### CHALLENGE
Scan the entries below. List each line with "matplotlib".

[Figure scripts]
** Begin **
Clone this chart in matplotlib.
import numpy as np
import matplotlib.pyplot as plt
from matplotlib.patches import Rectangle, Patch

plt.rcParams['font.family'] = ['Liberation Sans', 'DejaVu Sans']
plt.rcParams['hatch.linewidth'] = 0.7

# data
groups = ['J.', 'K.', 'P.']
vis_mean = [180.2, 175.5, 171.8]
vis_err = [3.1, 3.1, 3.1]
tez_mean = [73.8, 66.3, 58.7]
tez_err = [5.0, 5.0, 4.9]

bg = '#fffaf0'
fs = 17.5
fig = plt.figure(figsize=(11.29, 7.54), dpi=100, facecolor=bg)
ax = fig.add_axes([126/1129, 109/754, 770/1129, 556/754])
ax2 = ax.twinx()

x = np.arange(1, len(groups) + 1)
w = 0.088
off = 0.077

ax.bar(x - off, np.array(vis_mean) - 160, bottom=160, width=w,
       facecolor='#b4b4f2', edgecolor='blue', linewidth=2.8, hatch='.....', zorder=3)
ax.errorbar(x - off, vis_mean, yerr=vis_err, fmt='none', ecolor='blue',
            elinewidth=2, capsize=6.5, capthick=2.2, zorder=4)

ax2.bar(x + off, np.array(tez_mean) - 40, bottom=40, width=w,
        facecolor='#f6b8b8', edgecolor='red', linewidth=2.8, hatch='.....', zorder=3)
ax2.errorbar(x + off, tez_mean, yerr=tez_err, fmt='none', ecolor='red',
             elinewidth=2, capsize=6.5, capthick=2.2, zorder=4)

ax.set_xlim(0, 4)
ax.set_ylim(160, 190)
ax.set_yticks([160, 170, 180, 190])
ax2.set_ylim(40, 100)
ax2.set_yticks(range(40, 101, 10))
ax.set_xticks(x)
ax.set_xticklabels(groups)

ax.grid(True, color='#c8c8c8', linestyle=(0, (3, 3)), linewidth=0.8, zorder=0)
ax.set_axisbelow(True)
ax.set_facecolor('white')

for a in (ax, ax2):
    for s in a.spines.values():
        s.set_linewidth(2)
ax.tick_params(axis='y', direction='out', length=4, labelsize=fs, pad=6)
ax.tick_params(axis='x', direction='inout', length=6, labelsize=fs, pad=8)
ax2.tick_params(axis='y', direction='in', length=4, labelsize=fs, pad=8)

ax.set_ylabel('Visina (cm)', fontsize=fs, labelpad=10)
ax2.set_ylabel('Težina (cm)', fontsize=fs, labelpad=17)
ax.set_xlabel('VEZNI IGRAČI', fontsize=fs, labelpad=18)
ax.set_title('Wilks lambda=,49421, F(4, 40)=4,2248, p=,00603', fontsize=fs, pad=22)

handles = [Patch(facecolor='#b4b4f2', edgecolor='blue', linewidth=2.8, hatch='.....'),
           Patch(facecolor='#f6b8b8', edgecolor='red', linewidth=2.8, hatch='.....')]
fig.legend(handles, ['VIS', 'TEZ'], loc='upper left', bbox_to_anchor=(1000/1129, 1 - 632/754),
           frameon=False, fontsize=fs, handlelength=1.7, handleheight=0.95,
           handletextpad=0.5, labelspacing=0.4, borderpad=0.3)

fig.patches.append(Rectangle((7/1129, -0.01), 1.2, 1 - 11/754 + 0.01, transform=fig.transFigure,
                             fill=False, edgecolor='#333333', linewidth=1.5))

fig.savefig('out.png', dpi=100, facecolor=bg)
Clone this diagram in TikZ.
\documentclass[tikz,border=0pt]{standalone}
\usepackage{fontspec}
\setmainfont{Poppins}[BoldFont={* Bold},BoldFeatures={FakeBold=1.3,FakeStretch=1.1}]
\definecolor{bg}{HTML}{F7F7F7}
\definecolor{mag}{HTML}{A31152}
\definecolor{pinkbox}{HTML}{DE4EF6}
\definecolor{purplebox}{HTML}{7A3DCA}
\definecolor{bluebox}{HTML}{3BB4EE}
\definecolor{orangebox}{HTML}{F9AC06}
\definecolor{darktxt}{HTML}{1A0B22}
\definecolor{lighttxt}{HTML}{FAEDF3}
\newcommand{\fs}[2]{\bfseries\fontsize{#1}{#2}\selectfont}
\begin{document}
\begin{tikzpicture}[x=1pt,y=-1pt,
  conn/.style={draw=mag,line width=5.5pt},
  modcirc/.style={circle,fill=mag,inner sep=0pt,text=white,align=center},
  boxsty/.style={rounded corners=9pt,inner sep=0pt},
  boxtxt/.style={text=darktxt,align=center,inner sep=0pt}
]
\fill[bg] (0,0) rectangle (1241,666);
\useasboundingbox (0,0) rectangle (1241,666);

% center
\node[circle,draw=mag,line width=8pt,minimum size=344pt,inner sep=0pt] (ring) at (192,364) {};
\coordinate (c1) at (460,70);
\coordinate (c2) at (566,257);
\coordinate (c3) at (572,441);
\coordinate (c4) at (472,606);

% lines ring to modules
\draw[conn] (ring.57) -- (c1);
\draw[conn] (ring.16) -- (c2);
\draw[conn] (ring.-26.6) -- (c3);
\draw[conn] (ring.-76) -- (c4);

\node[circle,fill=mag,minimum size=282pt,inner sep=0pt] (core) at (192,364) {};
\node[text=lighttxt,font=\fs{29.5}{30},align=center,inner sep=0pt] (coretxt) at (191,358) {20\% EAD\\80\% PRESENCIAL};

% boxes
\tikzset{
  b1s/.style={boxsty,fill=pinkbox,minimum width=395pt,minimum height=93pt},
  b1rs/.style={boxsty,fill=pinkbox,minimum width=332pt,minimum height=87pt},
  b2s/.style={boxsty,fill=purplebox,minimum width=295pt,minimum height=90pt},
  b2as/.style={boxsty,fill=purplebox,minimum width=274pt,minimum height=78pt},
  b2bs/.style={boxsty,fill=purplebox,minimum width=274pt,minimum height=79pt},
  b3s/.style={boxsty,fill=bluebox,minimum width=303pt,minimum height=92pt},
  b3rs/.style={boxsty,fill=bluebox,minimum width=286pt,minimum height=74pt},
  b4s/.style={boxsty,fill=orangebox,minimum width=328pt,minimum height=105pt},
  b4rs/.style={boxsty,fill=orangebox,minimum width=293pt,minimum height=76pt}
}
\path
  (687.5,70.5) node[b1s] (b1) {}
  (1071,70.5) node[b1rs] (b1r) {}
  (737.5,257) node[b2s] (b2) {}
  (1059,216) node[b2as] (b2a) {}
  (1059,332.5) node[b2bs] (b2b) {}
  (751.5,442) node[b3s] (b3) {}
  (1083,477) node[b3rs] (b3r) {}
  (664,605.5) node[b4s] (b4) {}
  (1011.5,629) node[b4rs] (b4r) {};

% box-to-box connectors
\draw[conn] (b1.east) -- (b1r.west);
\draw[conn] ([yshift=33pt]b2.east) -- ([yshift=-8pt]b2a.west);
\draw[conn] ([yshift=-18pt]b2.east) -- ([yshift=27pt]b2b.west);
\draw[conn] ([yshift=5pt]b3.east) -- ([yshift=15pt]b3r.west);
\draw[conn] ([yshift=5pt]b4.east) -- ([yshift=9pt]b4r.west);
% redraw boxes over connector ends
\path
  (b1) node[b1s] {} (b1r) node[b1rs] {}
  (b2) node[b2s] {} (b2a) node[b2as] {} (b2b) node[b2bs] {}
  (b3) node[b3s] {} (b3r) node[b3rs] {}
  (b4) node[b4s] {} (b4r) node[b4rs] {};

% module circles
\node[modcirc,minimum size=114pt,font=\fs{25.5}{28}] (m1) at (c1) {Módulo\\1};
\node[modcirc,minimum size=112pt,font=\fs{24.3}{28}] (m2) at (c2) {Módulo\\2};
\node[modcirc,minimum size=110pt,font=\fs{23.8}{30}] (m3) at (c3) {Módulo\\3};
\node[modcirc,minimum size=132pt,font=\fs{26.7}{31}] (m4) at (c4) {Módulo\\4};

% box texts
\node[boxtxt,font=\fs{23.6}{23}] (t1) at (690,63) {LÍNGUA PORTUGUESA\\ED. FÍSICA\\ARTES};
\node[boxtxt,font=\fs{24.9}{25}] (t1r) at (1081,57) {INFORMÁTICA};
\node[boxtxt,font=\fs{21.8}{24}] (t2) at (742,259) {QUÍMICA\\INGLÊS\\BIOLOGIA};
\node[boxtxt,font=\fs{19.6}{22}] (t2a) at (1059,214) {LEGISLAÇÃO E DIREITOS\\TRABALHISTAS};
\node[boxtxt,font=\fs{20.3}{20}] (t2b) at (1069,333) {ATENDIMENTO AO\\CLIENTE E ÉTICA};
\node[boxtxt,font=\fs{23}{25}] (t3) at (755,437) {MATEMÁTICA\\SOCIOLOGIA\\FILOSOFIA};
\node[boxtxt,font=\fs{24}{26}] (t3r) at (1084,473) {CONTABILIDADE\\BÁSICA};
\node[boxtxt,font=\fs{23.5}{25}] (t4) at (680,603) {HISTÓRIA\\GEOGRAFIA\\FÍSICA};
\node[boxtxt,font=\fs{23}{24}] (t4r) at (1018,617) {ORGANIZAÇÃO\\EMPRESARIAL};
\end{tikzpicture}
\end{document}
** End **
### ANSWER TO THE PROBLEM
Clone this chart in matplotlib.
import matplotlib.pyplot as plt
from matplotlib.patches import Rectangle, Patch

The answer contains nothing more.